If you watch Microsoft’s product announcement, you’ll see how the new windows in Windows now have a softer look with rounded corners, translucent backgrounds and a start button in the center of the taskbar instead of the lower left corner.
You’ll also find out that Windows 11 will start rolling out in late 2021 and into 2022. According to Microsoft, the new version of Windows will be more efficient, more adaptable to tablets, have faster updates using smaller file sizes, and will have some new features including the ability to run Android apps, which it will get from the Amazon app store.
Beyond the Windows 11 Interface
Unfortunately, most of the announcement was about the user interface, which, while cool, leaves a lot unsaid. And it’s those items that weren’t mentioned that may affect your IT staff the most. The reason is that there are specific hardware requirements that must be met for any computer that is to run Windows 11. Fortunately many computers that currently run Windows 10 will work just fine, but some machines may need upgrades or replacement.
Probably more important are specific processor and security requirements that some older machines won’t be able to meet. They include support for UEFI (unified extensible firmware interface) that’s capable of Secure Boot. The UEFI has replaced the BIOS in newer computers, but many older computers don’t support it. Windows 10 still worked with BIOS-based machines, but there’s no indication from Microsoft whether that will be possible with Windows 11.
There’s also a requirement for a Trusted Platform Module, version 2.0. The TPM is a standard part of newer computers, but doesn’t exist in older computers that run Windows 10. Again, there’s no word whether Windows 11 will run on machines without it. Microsoft lists the minimum system requirements on the Windows 11 page, where you can also find an app that will check your machine for Windows 11 compatibility. For machines that can’t run Windows 11 (like the Lenovo ThinkPad that this is being written on) Microsoft will continue to support Windows 10 until 2025.
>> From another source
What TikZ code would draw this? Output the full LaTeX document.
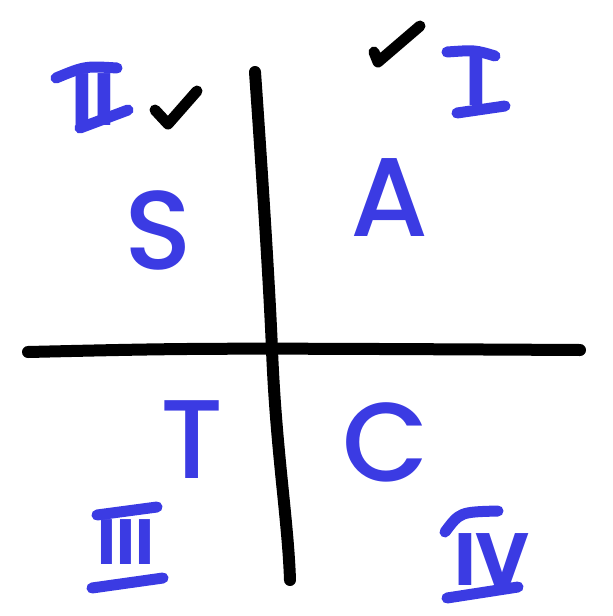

Late 2021 Windows 11 Rollout
For those with computers that will work with Windows 11, the update will start rolling out around the end of 2021. It appears that the roll-out will work a lot like how Windows 10 was rolled out. Compatible machines will get the chance to upgrade when the software is ready for their machine. As has been the case with updates to Windows 10, some will be delayed while specific drivers are made ready.
Some factors that may cause the requirements app to say a computer can’t run Windows 11 can be fixed, such as by installing a compatible graphics card. But others, such as the requirement for two cores in the processor may not be so easy. But the reality is that the cost of anything more than minor hardware upgrades is simply not worth it. In the time between the roll-out of Windows 11 and the end or support for Windows 10, most organizations will have replaced their computers anyway.
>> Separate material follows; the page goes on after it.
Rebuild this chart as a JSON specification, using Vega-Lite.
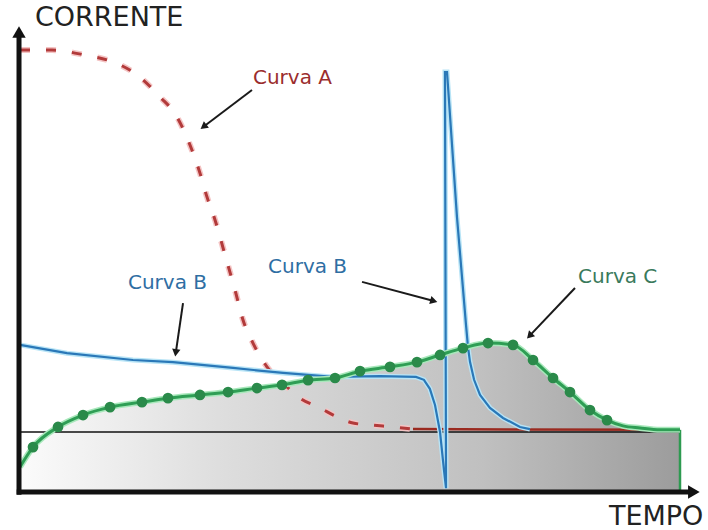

One big difference when compared to the Windows 10 update from Windows 7 and 8 is that far fewer computers will be able to run the new operating system. Even some relatively new computers may not make the cut, so it’s important to run the Windows Health Check app on the Windows 11 page to see which computers need to be replaced. Fortunately, Microsoft has already begun telling enterprise customers that extended support for Windows 10 will be available.
Like the Windows 10 update a few years ago, the Windows 11 update will be free, but only for so long. And it will also be optional only for so long. By the end of 2025, Windows 10 support will slowly vanish, and like Windows 7 users today, they will be on their own when it comes to support and security. But fortunately, it appears that security is becoming an important part of Windows 11, and for that, it’s about time.